UTF8 string class/en
│
English (en) │
What is TbUtf8?
With the library TbUtf8 you can easily change UTF8 Strings.
Problem
With Lazarus (Free Pascal) the string UTF8 encoded. However, the "String" type is nothing more than a dynamic byte array. Length returns the number of bytes in the array but not the number of characters. With UTF8, a character can be 4 bytes long and even 7 bytes with combined characters. An example should illustrate this. 'Thomas' 6 characters, 6 bytes in size. 'Thömäs' 6 characters, 8 bytes in size.
Solution
With TbUtf8 you can now easily change and search UTF8 strings with special and combined characters, such as "üäößẶặǺǻǼǽǞǟǍǎḂḃÞþÇçĆćĊċ...". Essentially, the library consists of a UTF8 string class (TIbUtf8).
Benefits
- TIbUtf8 is a class type of TInterfacedObject and does not need to be cleaned up with free.
- All indexes are character based.
- All returned characters are of type String.
- Returns the number of characters in the string.
- Returns the number of bytes in the string.
- Delete characters or character groups.
- Insertion of characters and character groups.
- Appending characters and character groups.
- Reading / writing of characters and character groups.
- Read from file / write to a file.
- Read from stream / write to a stream.
Disadvantage
- Since UTF8 does not have a constant offset from character to character, searching for characters is much more complex.
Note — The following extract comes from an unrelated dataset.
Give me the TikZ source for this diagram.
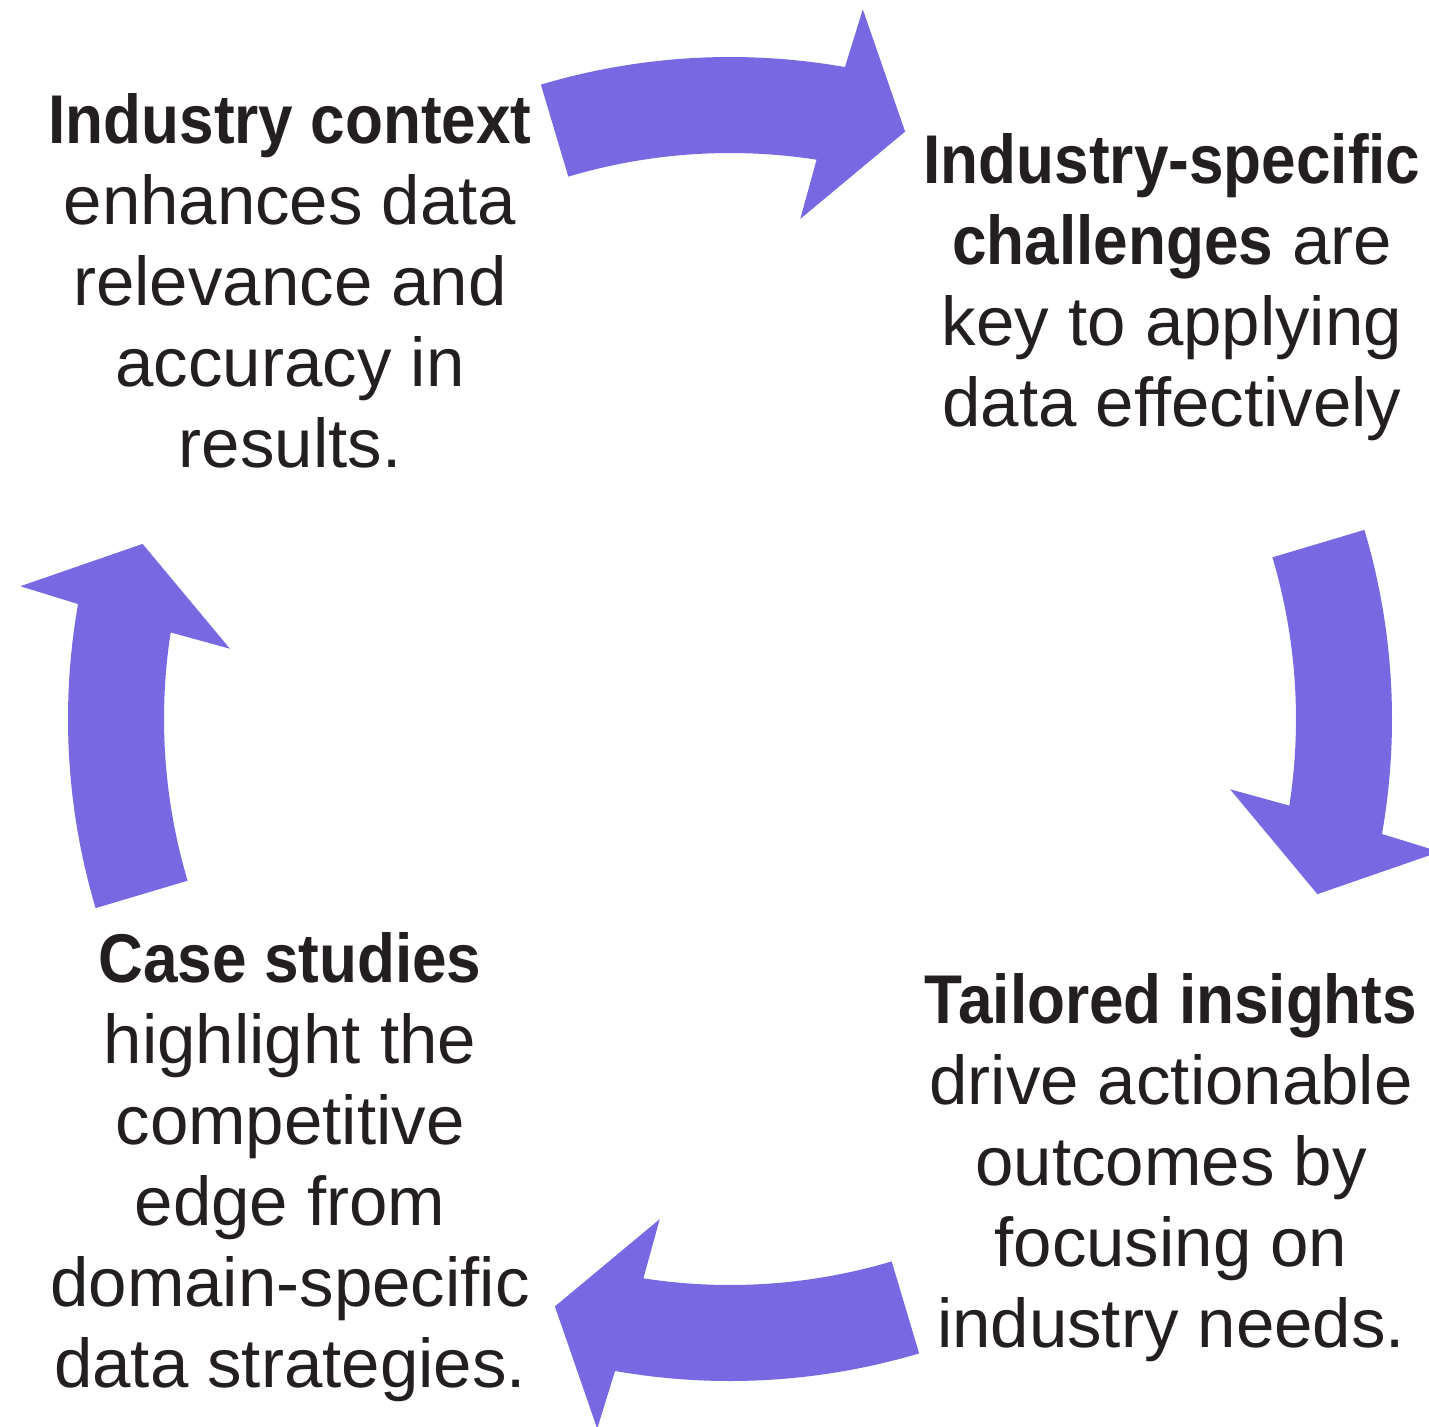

Iterating over the characters is about 20 times slower than with the string. (Comfort has its price)
- Slightly more memory is required.
Example
proceudre Demo01: Boolean;
var
u: IbUtf8;
i: Integer;
begin
u:= TIbUtf8.Create('Thömäß');
for i:= 1 to u.NumberOfChars do begin
case u.Chars[i] of
'ö': u.Chars[i]:= 'o';
'ä': u.Chars[i]:= 'a';
'ß': u.Chars[i]:= 's';
end;
end;
if u.Text = 'Thomas' then begin
WriteLn('That's right!');
end;
end;
DownLoad
- GitLab FpTuxe/TbUtf8 repository
FpTuxe/TbUtf8
- Git clone
git clone https://gitlab.com/FpTuxe/tbutf8.git
Installation
- Variant 1
- Start Lazarus and open your project.
- Lazarus->File->Open your workspace/tbutf8/src/tb_utf8.pas
- Lazarus->Project->Add Editor File to Project
- Variant 2
- Start Lazarus and open your project.
- Lazarus->Package->Open Package File (.lpk) your workspace/tbutf8/src/tbutf8.lpk
- Now, click Use->Add to Project
- Close then Package window.
Functional Description
The functional description, you can found under the project folder "doc/".